I tried to figure out a way to word this question, so forgive me if it isn't clear but:
Did Steve Jobs even do the right thing? What I mean by that is that if you had 10 companies would you want all those CEOs making what seems to be illogical decisions in the off chance you get an Apple?
Take Blockbuster for example, sure they obviously did the wrong thing in hindsight, but no one, and I mean no one thought netflix was going to be as successful as it was when it first started. I remember thinking, gosh, that is a lot of mailing expense for $7/month.
How many ideas came along and went that were not worth replicating? I'm sure there are tons.
There is probably some new network being worked on right now that will displace facebook in 10 years. Should facebook radically change the way they do business to adopt to that new basically unknown threat?
> separate questions of "will this product be successful", and "will we make money out of it". In part, the dilemma is borne out of the fact that for almost every company, those aren't separate questions at all.
NOT unless you are looking at Silicon Valley companies. Here both these questions ARE different. Think Facebook, Twitter etc, the "success" (and implied "scale") is more important than whether there is a direct or immediate revenue source. That is why we see BIG disruptions in Silicon Valley and not elsewhere. Generally, VCs bear the cost for growth period and entirely new markets are created. Just because the "innovators" were not burdened with the question of making money from the get go.

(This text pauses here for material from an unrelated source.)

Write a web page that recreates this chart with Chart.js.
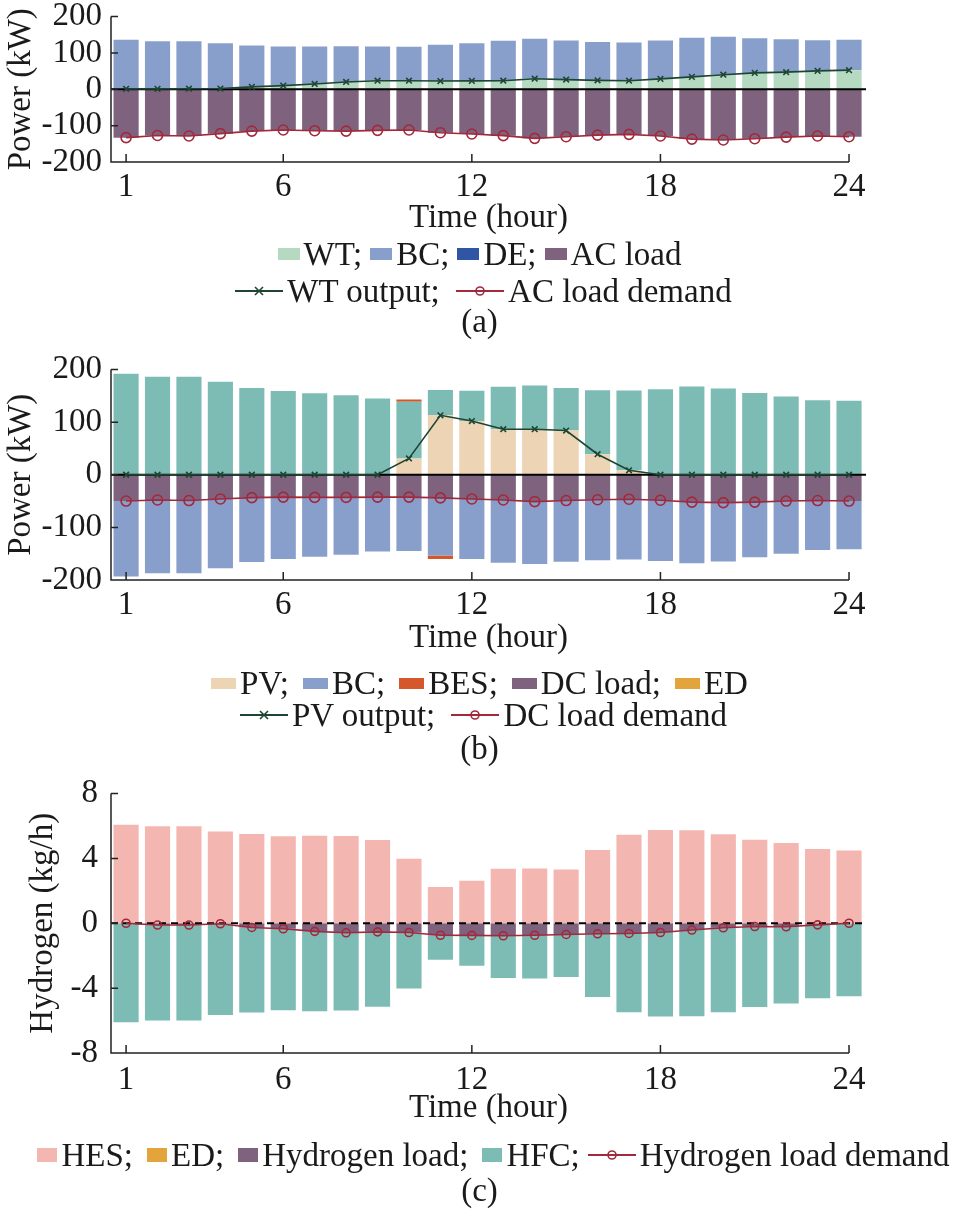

1. The IPAD might did some cannibalization to the mac market but in general, it brought much more profits.It was a pretty good bet that this what it would do(esp. considering apple's supply chain strengths, expected prices for android and IPAD tablets, apple's marketing value and ecosystems, etc).
2. The iPhone was launched when it was clear that mobile phone would integrate MP3 functions, and the iPod market would die. But it was more profitable than the iPod, so no dilemma here.
The real test for the innovator's dilemma is:you develop and sell a new product that might HURT your profits ,but is the future of the industry because it's better or cheaper, and you understand that having some some slice of the(smaller) future is better than nothing.